### YOUR GOAL
Quote every line of the data below as it stands, omitting pictures.

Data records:
——————

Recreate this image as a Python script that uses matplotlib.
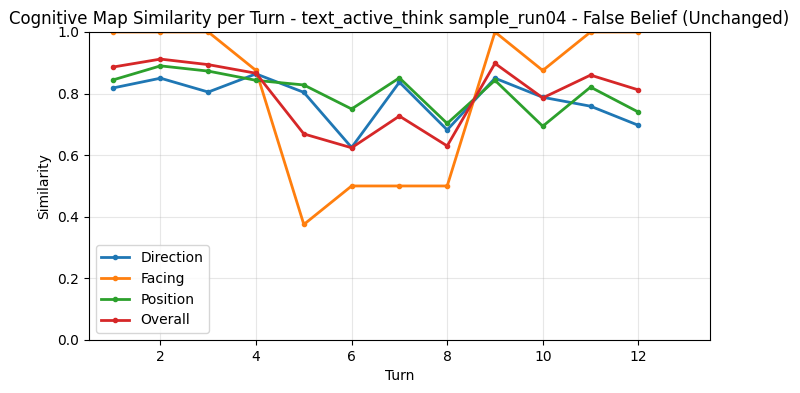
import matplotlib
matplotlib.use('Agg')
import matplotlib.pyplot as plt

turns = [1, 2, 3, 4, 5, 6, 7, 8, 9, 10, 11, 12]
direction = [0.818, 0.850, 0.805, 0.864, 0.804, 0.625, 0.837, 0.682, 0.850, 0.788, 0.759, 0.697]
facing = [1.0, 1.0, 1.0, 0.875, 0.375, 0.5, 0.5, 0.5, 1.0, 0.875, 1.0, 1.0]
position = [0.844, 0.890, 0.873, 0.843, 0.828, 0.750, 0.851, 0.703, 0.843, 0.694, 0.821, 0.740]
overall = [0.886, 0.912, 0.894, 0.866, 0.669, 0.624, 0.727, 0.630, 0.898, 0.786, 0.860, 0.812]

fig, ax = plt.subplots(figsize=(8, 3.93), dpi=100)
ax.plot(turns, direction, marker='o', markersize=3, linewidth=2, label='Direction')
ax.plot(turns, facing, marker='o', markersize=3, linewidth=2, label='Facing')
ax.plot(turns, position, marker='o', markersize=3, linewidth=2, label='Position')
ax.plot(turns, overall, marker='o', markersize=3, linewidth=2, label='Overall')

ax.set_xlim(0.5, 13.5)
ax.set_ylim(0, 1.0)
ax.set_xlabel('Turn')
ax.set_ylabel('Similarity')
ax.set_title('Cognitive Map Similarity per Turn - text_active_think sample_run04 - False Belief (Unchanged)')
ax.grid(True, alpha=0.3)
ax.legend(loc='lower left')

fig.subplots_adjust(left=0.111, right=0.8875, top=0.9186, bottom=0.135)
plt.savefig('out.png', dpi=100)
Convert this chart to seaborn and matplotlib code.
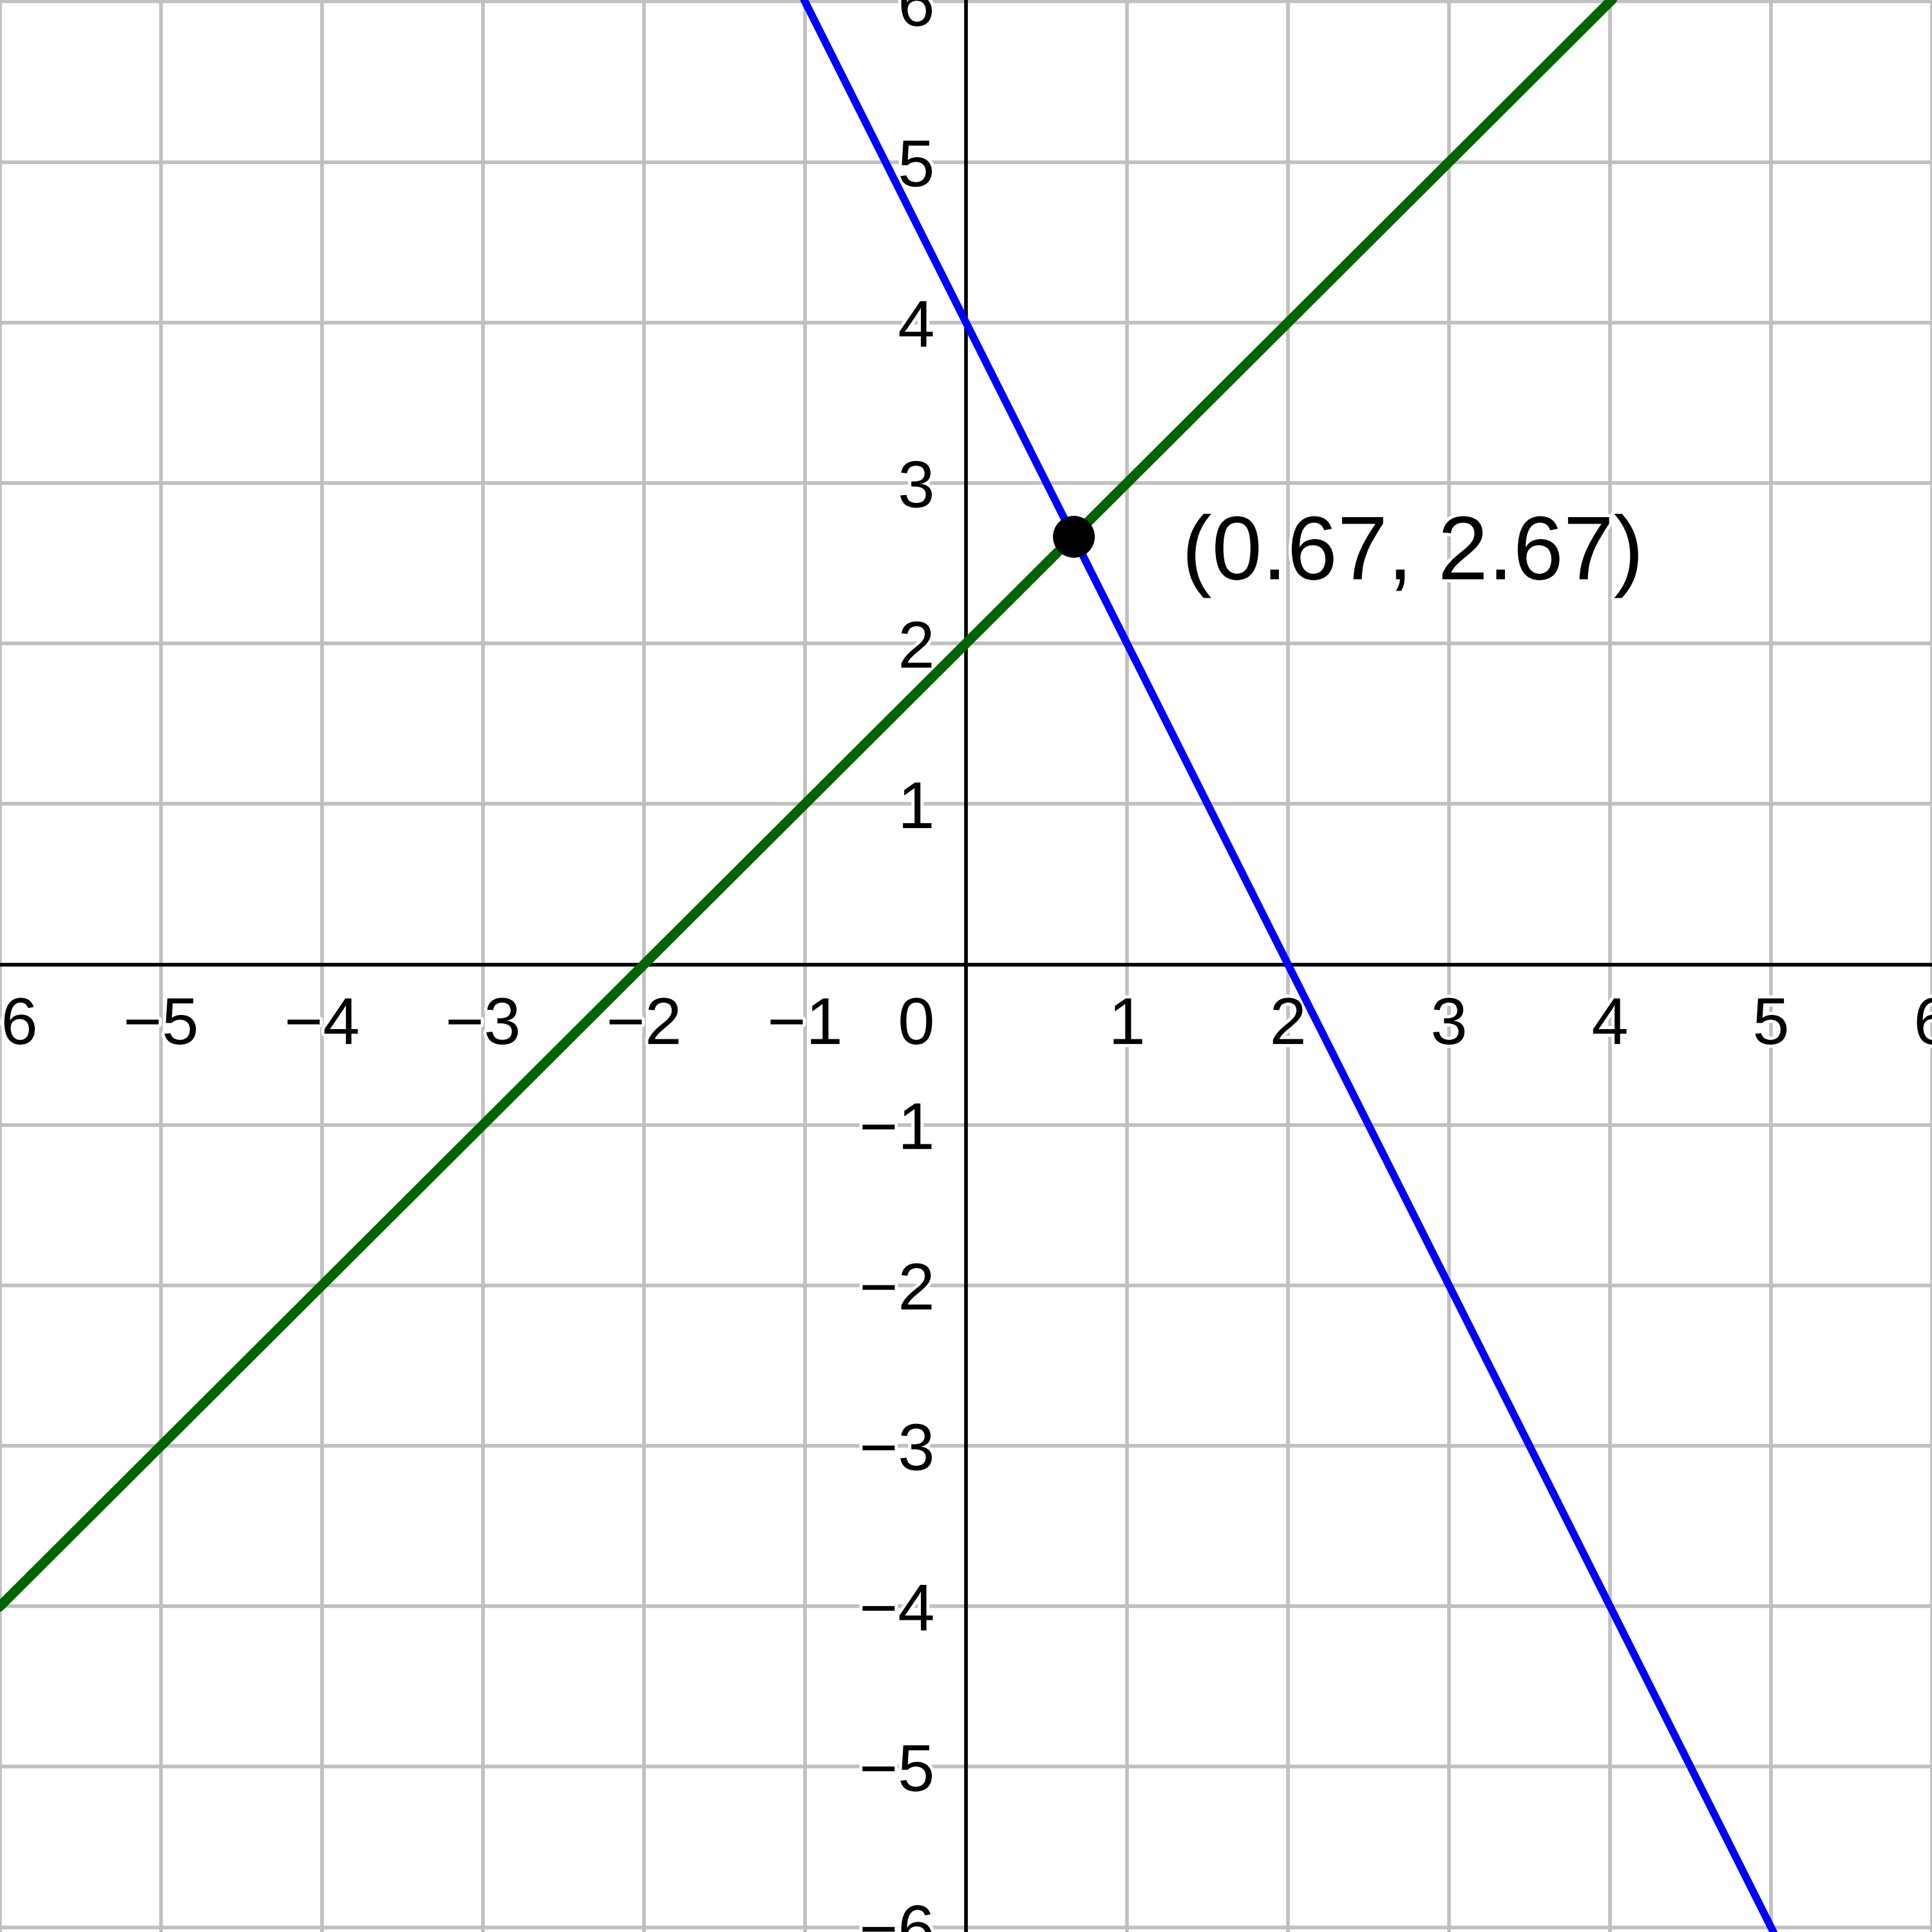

——————

### RESPONSE
Recreate this image as a Python script that uses matplotlib.
import matplotlib
matplotlib.use('Agg')
import matplotlib.pyplot as plt

turns = [1, 2, 3, 4, 5, 6, 7, 8, 9, 10, 11, 12]
direction = [0.818, 0.850, 0.805, 0.864, 0.804, 0.625, 0.837, 0.682, 0.850, 0.788, 0.759, 0.697]
facing = [1.0, 1.0, 1.0, 0.875, 0.375, 0.5, 0.5, 0.5, 1.0, 0.875, 1.0, 1.0]
position = [0.844, 0.890, 0.873, 0.843, 0.828, 0.750, 0.851, 0.703, 0.843, 0.694, 0.821, 0.740]
overall = [0.886, 0.912, 0.894, 0.866, 0.669, 0.624, 0.727, 0.630, 0.898, 0.786, 0.860, 0.812]

fig, ax = plt.subplots(figsize=(8, 3.93), dpi=100)
ax.plot(turns, direction, marker='o', markersize=3, linewidth=2, label='Direction')
ax.plot(turns, facing, marker='o', markersize=3, linewidth=2, label='Facing')
ax.plot(turns, position, marker='o', markersize=3, linewidth=2, label='Position')
ax.plot(turns, overall, marker='o', markersize=3, linewidth=2, label='Overall')

ax.set_xlim(0.5, 13.5)
ax.set_ylim(0, 1.0)
ax.set_xlabel('Turn')
ax.set_ylabel('Similarity')
ax.set_title('Cognitive Map Similarity per Turn - text_active_think sample_run04 - False Belief (Unchanged)')
ax.grid(True, alpha=0.3)
ax.legend(loc='lower left')

fig.subplots_adjust(left=0.111, right=0.8875, top=0.9186, bottom=0.135)
plt.savefig('out.png', dpi=100)
Convert this chart to seaborn and matplotlib code.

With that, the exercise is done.